EXERCISE OBJECTIVE:
Reproduce, character for character, the lines below from the first through the one with "const yTicksC = [0, 0.5, 1, 1.5, 2, 2.5, 3, 3.5];". Leave pictures out.
+---+
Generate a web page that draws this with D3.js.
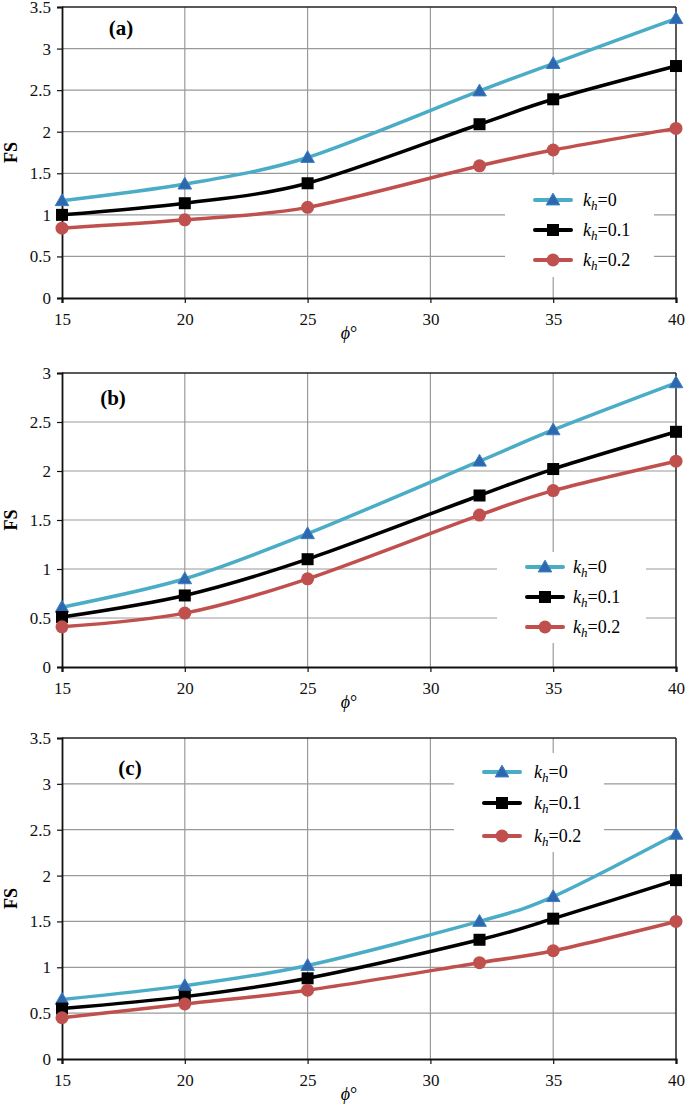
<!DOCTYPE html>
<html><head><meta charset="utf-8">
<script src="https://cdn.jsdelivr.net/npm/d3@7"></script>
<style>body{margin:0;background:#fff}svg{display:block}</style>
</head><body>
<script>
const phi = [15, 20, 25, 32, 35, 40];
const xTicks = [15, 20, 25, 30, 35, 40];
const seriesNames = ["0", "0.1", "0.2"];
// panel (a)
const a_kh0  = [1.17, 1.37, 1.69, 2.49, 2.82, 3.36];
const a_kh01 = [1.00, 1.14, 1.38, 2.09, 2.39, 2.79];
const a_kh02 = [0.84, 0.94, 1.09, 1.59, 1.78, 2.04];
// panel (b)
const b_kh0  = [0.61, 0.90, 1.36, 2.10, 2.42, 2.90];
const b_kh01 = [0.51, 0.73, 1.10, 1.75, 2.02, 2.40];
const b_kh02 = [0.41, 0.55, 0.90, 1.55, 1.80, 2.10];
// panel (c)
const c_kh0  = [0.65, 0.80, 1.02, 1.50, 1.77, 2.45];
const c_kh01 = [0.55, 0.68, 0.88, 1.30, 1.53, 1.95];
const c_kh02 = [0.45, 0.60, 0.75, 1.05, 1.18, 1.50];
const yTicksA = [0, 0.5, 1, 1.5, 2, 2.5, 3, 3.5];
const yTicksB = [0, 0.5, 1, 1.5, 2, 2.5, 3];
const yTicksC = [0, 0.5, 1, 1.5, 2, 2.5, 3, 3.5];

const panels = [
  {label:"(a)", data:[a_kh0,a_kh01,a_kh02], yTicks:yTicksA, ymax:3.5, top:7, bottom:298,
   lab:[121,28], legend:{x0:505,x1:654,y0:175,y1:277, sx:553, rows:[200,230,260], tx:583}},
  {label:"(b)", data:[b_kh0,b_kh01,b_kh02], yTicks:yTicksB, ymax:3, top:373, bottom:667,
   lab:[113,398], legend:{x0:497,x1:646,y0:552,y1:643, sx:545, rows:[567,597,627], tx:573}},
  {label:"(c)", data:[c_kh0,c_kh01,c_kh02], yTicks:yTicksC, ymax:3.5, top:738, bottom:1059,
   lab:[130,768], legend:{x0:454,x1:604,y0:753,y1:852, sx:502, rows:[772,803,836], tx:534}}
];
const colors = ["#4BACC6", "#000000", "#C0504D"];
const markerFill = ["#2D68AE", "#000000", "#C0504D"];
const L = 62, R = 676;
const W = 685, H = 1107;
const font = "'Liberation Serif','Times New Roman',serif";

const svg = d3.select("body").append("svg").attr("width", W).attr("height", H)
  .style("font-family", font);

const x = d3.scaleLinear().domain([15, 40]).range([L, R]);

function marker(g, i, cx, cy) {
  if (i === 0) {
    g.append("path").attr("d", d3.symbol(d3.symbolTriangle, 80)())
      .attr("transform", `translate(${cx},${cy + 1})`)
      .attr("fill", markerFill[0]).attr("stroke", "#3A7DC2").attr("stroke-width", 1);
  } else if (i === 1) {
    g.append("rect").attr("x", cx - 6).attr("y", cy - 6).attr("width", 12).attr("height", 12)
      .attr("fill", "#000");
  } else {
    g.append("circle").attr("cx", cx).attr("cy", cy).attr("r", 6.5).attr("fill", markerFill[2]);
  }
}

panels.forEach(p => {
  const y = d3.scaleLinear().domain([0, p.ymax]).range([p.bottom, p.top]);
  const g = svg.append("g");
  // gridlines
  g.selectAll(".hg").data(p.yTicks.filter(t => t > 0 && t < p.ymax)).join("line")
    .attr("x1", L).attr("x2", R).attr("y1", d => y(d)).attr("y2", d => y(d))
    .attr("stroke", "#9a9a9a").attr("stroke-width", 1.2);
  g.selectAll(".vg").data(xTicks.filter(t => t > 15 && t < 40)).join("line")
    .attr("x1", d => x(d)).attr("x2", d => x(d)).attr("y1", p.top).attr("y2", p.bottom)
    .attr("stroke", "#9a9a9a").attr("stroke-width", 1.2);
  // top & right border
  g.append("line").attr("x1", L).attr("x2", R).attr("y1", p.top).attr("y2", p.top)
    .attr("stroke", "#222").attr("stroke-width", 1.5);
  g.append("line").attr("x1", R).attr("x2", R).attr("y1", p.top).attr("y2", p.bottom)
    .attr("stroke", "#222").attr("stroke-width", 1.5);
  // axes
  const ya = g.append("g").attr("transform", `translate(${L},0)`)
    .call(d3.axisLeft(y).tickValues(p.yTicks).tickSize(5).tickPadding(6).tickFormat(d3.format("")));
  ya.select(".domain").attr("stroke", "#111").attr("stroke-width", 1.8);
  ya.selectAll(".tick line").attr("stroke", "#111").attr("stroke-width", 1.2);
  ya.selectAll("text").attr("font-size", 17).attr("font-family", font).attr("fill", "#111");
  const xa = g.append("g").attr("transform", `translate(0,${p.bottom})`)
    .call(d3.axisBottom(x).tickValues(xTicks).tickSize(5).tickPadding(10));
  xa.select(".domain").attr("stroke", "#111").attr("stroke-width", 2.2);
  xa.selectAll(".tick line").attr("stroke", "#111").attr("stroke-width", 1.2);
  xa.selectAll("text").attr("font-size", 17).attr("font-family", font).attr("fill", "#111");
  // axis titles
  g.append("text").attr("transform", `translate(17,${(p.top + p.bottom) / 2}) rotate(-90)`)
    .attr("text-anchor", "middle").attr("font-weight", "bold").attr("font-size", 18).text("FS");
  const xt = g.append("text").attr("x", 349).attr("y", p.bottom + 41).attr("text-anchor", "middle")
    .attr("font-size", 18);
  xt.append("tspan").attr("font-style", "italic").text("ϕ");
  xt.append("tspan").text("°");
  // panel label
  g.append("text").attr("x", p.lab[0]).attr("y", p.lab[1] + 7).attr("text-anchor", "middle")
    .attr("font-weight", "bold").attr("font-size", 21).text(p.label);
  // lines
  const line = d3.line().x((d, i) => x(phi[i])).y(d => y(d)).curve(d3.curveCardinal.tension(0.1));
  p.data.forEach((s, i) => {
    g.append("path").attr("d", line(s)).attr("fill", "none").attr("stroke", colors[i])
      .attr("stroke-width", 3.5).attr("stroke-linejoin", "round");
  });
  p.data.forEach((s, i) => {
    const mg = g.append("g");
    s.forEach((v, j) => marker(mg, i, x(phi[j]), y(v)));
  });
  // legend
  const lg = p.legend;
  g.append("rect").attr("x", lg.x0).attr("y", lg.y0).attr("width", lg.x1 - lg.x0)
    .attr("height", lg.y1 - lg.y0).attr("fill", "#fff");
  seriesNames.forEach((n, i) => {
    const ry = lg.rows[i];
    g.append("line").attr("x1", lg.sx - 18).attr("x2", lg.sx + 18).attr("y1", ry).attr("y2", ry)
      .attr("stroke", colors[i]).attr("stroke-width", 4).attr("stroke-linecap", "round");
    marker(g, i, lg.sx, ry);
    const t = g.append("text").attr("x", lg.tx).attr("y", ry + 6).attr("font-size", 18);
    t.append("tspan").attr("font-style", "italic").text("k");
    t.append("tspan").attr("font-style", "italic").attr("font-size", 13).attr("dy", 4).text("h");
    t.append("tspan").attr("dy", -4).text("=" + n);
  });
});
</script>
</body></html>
+---+
SOLUTION TO THIS PROBLEM:
Generate a web page that draws this with D3.js.
<!DOCTYPE html>
<html><head><meta charset="utf-8">
<script src="https://cdn.jsdelivr.net/npm/d3@7"></script>
<style>body{margin:0;background:#fff}svg{display:block}</style>
</head><body>
<script>
const phi = [15, 20, 25, 32, 35, 40];
const xTicks = [15, 20, 25, 30, 35, 40];
const seriesNames = ["0", "0.1", "0.2"];
// panel (a)
const a_kh0  = [1.17, 1.37, 1.69, 2.49, 2.82, 3.36];
const a_kh01 = [1.00, 1.14, 1.38, 2.09, 2.39, 2.79];
const a_kh02 = [0.84, 0.94, 1.09, 1.59, 1.78, 2.04];
// panel (b)
const b_kh0  = [0.61, 0.90, 1.36, 2.10, 2.42, 2.90];
const b_kh01 = [0.51, 0.73, 1.10, 1.75, 2.02, 2.40];
const b_kh02 = [0.41, 0.55, 0.90, 1.55, 1.80, 2.10];
// panel (c)
const c_kh0  = [0.65, 0.80, 1.02, 1.50, 1.77, 2.45];
const c_kh01 = [0.55, 0.68, 0.88, 1.30, 1.53, 1.95];
const c_kh02 = [0.45, 0.60, 0.75, 1.05, 1.18, 1.50];
const yTicksA = [0, 0.5, 1, 1.5, 2, 2.5, 3, 3.5];
const yTicksB = [0, 0.5, 1, 1.5, 2, 2.5, 3];
const yTicksC = [0, 0.5, 1, 1.5, 2, 2.5, 3, 3.5];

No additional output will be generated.